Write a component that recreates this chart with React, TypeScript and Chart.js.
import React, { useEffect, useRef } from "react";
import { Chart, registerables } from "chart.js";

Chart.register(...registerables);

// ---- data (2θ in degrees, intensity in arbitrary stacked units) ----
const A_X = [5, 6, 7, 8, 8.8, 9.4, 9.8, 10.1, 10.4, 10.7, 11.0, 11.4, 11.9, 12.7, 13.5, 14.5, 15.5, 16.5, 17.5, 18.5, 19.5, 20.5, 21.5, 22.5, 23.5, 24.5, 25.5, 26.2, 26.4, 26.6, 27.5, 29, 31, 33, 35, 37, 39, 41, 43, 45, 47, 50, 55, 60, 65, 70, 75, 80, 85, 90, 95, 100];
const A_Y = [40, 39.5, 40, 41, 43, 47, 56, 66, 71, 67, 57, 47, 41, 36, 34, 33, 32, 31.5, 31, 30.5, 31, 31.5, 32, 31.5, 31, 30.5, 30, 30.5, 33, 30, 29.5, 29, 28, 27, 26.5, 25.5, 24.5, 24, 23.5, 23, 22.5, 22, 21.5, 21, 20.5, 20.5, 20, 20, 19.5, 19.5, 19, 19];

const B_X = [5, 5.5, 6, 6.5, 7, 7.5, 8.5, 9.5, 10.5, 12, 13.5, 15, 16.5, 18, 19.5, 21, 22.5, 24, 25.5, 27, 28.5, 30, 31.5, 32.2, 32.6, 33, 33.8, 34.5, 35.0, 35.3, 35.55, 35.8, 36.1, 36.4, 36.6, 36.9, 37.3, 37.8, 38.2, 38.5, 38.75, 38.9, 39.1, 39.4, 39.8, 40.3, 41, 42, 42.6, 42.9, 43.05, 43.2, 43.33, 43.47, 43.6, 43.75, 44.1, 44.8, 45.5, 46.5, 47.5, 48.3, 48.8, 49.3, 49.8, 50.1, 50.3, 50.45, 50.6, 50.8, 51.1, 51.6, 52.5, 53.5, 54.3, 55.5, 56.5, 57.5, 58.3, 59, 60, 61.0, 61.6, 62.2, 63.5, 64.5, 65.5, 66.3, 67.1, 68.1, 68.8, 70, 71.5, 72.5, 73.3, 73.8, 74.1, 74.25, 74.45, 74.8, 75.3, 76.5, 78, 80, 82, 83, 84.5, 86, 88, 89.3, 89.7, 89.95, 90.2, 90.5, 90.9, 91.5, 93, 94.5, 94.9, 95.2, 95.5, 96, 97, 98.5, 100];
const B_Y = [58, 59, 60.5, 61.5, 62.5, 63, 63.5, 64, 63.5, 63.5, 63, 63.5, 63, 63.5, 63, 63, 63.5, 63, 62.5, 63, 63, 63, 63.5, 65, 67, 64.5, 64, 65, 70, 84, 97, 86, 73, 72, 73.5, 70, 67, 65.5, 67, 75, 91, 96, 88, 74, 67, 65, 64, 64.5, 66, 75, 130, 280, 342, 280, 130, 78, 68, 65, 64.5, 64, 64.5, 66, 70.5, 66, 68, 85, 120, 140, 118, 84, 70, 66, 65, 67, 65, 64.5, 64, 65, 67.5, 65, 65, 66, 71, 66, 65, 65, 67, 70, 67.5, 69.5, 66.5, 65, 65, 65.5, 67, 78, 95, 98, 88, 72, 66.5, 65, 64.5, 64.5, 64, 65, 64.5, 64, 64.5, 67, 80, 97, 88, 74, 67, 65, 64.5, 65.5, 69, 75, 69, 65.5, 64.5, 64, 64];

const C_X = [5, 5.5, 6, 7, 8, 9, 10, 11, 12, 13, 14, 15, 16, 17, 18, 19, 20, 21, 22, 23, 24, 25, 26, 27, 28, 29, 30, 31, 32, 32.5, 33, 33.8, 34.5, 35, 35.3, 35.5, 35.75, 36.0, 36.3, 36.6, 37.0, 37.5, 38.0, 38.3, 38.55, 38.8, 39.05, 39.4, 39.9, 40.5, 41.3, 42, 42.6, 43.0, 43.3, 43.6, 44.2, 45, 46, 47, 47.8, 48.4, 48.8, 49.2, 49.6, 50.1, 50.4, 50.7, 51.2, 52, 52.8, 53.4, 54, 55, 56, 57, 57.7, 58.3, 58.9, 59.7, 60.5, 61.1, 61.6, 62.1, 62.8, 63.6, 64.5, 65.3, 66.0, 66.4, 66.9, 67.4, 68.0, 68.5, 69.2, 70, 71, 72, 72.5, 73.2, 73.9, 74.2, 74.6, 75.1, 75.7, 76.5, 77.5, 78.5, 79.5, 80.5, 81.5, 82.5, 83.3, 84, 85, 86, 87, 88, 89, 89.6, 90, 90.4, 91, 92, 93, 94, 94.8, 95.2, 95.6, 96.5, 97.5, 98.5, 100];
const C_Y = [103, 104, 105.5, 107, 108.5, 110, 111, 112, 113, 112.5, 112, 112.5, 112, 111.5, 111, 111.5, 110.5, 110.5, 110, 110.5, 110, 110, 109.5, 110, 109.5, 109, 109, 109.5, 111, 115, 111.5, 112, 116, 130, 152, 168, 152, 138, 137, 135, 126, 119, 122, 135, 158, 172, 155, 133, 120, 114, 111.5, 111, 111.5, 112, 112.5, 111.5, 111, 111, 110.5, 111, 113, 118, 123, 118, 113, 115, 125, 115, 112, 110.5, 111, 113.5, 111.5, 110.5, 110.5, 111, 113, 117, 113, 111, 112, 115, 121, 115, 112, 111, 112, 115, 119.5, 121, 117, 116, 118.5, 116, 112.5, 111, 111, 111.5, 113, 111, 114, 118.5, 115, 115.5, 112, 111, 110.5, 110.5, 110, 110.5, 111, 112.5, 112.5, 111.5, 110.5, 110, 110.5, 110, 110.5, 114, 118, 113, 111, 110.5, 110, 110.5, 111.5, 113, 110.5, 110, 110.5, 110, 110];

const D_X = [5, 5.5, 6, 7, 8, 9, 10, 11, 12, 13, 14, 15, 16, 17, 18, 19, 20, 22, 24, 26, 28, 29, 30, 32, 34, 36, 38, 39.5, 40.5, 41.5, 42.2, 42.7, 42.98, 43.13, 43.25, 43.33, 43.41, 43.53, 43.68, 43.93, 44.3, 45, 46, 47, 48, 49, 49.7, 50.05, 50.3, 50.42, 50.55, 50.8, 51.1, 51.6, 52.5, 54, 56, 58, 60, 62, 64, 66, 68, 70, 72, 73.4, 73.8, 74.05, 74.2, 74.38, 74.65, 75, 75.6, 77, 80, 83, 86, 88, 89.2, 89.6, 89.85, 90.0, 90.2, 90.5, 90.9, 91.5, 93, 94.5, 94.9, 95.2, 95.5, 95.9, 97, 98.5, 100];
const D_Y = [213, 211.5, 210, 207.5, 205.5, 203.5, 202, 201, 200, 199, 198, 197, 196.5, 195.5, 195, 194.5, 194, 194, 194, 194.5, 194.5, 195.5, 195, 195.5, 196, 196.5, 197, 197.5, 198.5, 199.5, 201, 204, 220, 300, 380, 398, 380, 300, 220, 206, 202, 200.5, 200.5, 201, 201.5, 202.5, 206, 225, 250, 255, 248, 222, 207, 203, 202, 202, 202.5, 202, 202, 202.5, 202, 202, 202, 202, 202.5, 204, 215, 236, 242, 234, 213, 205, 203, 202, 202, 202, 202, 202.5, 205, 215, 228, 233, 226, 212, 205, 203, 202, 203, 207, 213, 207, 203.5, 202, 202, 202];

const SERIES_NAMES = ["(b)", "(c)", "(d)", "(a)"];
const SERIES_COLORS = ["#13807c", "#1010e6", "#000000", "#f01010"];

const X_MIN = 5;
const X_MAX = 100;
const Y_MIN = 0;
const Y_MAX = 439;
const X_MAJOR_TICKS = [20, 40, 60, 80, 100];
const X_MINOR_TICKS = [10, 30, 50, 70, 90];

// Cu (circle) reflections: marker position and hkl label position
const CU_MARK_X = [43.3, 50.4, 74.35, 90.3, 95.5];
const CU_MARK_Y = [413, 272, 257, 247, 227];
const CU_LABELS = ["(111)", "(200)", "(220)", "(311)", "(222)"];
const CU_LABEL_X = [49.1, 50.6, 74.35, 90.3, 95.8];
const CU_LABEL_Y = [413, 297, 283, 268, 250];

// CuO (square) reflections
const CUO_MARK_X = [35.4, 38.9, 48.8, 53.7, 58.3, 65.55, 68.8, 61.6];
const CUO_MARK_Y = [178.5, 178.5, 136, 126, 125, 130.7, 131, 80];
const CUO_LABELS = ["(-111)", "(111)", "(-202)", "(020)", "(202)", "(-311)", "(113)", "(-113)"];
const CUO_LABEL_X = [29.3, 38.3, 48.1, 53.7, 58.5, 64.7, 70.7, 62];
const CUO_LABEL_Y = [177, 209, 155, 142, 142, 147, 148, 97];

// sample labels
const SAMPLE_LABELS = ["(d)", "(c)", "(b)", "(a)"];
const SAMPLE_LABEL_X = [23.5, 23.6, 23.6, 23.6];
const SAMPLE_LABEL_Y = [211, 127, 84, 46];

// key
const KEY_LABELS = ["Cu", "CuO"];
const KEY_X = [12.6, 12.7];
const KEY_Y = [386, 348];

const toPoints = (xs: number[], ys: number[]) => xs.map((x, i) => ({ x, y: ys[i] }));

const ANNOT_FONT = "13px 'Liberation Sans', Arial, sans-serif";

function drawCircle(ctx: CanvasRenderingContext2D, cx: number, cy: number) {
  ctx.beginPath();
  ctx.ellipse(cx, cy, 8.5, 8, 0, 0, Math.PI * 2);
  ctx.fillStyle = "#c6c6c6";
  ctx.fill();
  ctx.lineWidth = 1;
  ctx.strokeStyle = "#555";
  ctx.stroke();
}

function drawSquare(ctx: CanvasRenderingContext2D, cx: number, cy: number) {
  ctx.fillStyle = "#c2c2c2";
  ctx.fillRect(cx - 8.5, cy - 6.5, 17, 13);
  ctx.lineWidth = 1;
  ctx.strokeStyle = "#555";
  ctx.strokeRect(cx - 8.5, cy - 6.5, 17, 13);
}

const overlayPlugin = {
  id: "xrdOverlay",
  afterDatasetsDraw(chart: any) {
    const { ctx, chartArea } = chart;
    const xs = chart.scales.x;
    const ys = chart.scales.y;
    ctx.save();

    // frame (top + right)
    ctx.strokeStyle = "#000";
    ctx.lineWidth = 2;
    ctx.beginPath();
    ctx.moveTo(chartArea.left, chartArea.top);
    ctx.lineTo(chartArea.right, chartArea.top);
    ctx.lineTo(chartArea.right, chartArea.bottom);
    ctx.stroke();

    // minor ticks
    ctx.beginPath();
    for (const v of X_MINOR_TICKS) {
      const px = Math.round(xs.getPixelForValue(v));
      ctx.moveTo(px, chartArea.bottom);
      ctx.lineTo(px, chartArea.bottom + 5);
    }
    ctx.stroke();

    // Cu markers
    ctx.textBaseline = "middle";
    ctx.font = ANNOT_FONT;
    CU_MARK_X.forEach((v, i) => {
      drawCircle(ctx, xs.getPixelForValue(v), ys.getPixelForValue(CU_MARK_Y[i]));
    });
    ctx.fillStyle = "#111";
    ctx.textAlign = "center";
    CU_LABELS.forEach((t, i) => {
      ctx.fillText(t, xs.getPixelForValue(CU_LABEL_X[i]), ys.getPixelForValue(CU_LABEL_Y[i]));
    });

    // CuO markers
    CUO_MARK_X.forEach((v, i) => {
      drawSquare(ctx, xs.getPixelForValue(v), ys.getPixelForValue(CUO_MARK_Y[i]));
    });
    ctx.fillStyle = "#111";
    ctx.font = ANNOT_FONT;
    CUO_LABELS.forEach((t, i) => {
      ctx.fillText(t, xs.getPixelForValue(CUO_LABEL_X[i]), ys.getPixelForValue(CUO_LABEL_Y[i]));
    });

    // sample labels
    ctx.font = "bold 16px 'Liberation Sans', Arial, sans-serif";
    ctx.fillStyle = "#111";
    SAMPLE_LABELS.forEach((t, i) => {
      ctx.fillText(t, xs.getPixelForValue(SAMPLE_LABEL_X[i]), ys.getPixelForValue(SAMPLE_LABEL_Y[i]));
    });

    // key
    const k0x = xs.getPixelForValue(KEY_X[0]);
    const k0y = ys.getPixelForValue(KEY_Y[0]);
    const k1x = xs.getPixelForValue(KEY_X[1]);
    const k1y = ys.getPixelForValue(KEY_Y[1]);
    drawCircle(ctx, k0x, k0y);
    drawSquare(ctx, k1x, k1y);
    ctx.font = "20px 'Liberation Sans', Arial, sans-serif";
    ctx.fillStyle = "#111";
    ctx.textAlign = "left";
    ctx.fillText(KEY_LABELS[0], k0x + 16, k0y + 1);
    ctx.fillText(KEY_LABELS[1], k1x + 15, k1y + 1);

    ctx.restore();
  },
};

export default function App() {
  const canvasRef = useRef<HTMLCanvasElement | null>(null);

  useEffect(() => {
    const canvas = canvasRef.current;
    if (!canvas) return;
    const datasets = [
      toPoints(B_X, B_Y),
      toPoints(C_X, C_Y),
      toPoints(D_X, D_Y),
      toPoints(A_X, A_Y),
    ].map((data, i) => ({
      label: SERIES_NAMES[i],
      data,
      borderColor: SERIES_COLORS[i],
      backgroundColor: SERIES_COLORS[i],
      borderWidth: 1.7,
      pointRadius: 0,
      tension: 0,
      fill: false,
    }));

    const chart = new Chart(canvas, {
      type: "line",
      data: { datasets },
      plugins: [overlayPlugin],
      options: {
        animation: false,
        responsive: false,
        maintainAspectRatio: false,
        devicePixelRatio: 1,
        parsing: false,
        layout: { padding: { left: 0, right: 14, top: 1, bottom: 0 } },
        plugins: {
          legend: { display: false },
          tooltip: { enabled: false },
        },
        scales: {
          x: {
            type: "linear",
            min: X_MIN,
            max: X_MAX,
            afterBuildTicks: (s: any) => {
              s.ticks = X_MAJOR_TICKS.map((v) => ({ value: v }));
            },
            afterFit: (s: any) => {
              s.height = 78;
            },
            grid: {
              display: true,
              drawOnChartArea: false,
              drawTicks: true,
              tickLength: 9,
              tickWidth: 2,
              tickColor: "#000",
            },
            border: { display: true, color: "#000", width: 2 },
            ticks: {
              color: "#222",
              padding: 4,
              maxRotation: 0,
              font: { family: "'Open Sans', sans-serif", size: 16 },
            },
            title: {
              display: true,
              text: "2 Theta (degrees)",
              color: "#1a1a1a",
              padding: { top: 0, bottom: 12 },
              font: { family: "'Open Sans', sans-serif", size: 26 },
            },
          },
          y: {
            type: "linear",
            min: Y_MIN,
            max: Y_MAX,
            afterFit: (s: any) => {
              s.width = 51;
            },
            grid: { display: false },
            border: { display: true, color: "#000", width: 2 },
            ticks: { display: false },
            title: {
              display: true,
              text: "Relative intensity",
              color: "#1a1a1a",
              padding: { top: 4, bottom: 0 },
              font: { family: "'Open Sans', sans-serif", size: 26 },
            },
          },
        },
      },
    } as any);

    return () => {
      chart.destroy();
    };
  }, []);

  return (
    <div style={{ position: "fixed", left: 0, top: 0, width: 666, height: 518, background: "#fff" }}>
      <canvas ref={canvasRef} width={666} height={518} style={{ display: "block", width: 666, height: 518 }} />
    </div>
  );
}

■ JOB
From the first line of the data above to the line holding "19.5, 19, 19];", reproduce each line exactly; emit no other lines.

■ RESPONSE
Write a component that recreates this chart with React, TypeScript and Chart.js.
import React, { useEffect, useRef } from "react";
import { Chart, registerables } from "chart.js";

Chart.register(...registerables);

// ---- data (2θ in degrees, intensity in arbitrary stacked units) ----
const A_X = [5, 6, 7, 8, 8.8, 9.4, 9.8, 10.1, 10.4, 10.7, 11.0, 11.4, 11.9, 12.7, 13.5, 14.5, 15.5, 16.5, 17.5, 18.5, 19.5, 20.5, 21.5, 22.5, 23.5, 24.5, 25.5, 26.2, 26.4, 26.6, 27.5, 29, 31, 33, 35, 37, 39, 41, 43, 45, 47, 50, 55, 60, 65, 70, 75, 80, 85, 90, 95, 100];
const A_Y = [40, 39.5, 40, 41, 43, 47, 56, 66, 71, 67, 57, 47, 41, 36, 34, 33, 32, 31.5, 31, 30.5, 31, 31.5, 32, 31.5, 31, 30.5, 30, 30.5, 33, 30, 29.5, 29, 28, 27, 26.5, 25.5, 24.5, 24, 23.5, 23, 22.5, 22, 21.5, 21, 20.5, 20.5, 20, 20, 19.5, 19.5, 19, 19];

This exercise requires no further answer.